I am copying strings containing the word cafe
(but with an accented e
) from a javascript source file into a python script where I need to do some processing over the data and then output some JSON. I am having some trouble getting my head around the encoding/decoding details though. This is perhaps best illustrated with an example:
$ python
>>> import urllib2, json
>>> the_name = "Tasty Caf%C3%E9"
>>> the_name
'Tasty Caf%C3%E9'
>>> the_name_unquoted = urllib2.unquote(the_name)
>>> the_name_unquoted
'Tasty Caf\xc3\xe9'
>>> json.dumps({'bla': the_name_unquoted})
Traceback (most recent call last):
File "<stdin>", line 1, in <module>
File "/usr/lib/python2.7/json/__init__.py", line 231, in dumps
return _default_encoder.encode(obj)
File "/usr/lib/python2.7/json/encoder.py", line 201, in encode
chunks = self.iterencode(o, _one_shot=True)
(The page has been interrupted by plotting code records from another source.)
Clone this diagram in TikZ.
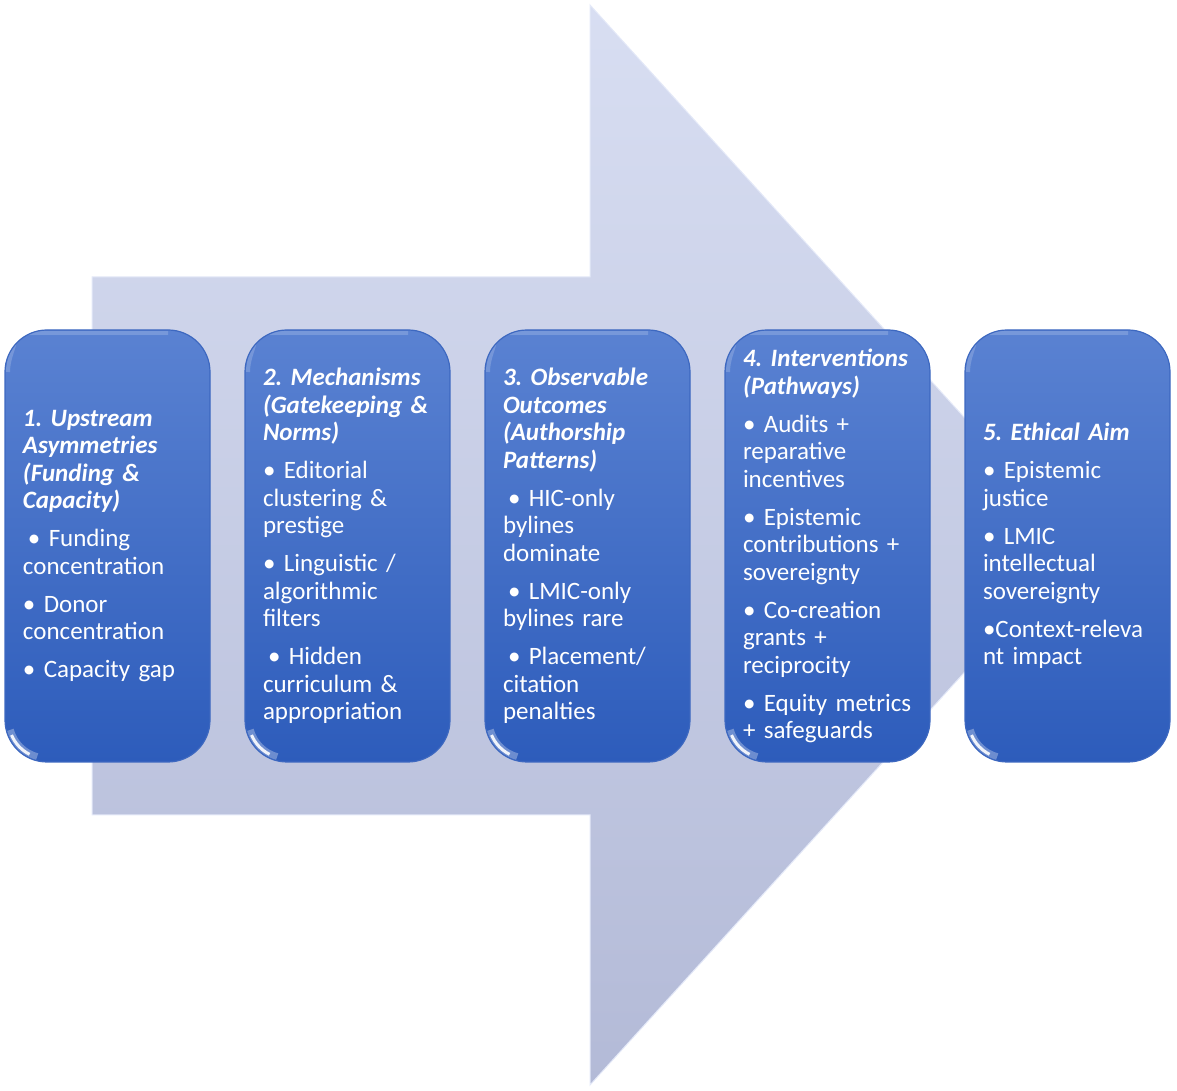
\documentclass[tikz,border=0pt]{standalone}
\usepackage{fontspec}
\setmainfont{Carlito}
\usetikzlibrary{positioning, shadings}
\definecolor{arrowtop}{HTML}{D8DEF2}
\definecolor{arrowbot}{HTML}{B3BAD7}
\definecolor{arrowedge}{HTML}{E4E9F8}
\definecolor{boxtop}{HTML}{5A82D2}
\definecolor{boxbot}{HTML}{2D5CBB}
\definecolor{boxedge}{HTML}{3D68C0}

\tikzset{
  stagebox/.style={rounded corners=42pt, minimum width=205pt, minimum height=432pt,
    top color=boxtop, bottom color=boxbot, draw=boxedge, line width=1.2pt,
    outer sep=0pt, text=white, text width=169pt, inner xsep=18pt, align=left,
    font=\fontsize{25}{27.5}\selectfont,
    path picture={
      \draw[white, opacity=.3, line width=7pt]
        ([shift={(42pt,42pt)}]path picture bounding box.south west)
        ++(195:38pt) arc[start angle=195, end angle=255, radius=38pt];
      \draw[white, opacity=.9, line width=3pt]
        ([shift={(42pt,42pt)}]path picture bounding box.south west)
        ++(203:38.5pt) arc[start angle=203, end angle=243, radius=38.5pt];
      \draw[white, opacity=.18, line width=4pt]
        ([shift={(42pt,-42pt)}]path picture bounding box.north west)
        ++(180:39pt) arc[start angle=180, end angle=90, radius=39pt]
        -- ++(121pt,0);
    }},
}
\newcommand{\stagetitle}[1]{{\bfseries\itshape #1}}
\newcommand{\gap}{\\[10.5pt]}

\begin{document}
\frenchspacing
\begin{tikzpicture}[x=1pt,y=1pt, node distance=35pt]
  \useasboundingbox (0,0) rectangle (1177,1091);

  % big arrow behind the stages
  \draw[top color=arrowtop, bottom color=arrowbot, draw=arrowedge, line width=1pt]
    (92,276) -- (92,814) -- (590,814) -- (590,1086) -- (1080,546)
    -- (590,6) -- (590,276) -- cycle;

  \node[stagebox] (up) at (107.5,545) {%
    \stagetitle{1. Upstream\\Asymmetries\\(Funding \&\\Capacity)}\gap
    \hspace*{5pt}• Funding\\concentration\gap
    • Donor\\concentration\gap
    • Capacity gap};
  \node[stagebox, right=of up] (mech) {%
    \stagetitle{2. Mechanisms\\(Gatekeeping \&\\Norms)}\gap
    • Editorial\\clustering \&\\prestige\gap
    • Linguistic /\\algorithmic\\filters\gap
    \hspace*{5pt}• Hidden\\curriculum \&\\appropriation};
  \node[stagebox, right=of mech] (obs) {%
    \stagetitle{3. Observable\\Outcomes\\(Authorship\\Patterns)}\gap
    \hspace*{5pt}• HIC-only\\bylines\\dominate\gap
    \hspace*{5pt}• LMIC-only\\bylines rare\gap
    \hspace*{5pt}• Placement/\\citation\\penalties};
  \node[stagebox, right=of obs] (inter) {%
    \stagetitle{4. Interventions\\(Pathways)}\gap
    • Audits +\\reparative\\incentives\gap
    • Epistemic\\contributions +\\sovereignty\gap
    • Co-creation\\grants +\\reciprocity\gap
    • Equity metrics\\+ safeguards};
  \node[stagebox, right=of inter] (aim) {%
    \stagetitle{5. Ethical Aim}\gap
    • Epistemic\\justice\gap
    • LMIC\\intellectual\\sovereignty\gap
    •Context-releva\\nt impact};
\end{tikzpicture}
\end{document}
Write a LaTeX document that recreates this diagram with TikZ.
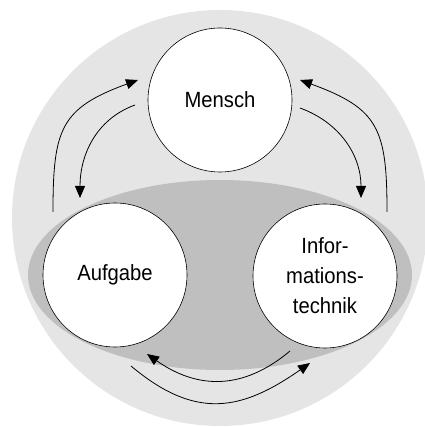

File "/usr/lib/python2.7/json/encoder.py", line 264, in iterencode
return _iterencode(o, 0)
UnicodeDecodeError: 'utf8' codec can't decode byte 0xc3 in position 9: invalid continuation byte
I've spent some time trying to understand how encodings work, though clearly I'm not getting it. Exactly what encoding/format (any other appropriate terminology here?) is the_name_unquoted
in above and what is it about it that utf8 cannot decode correctly?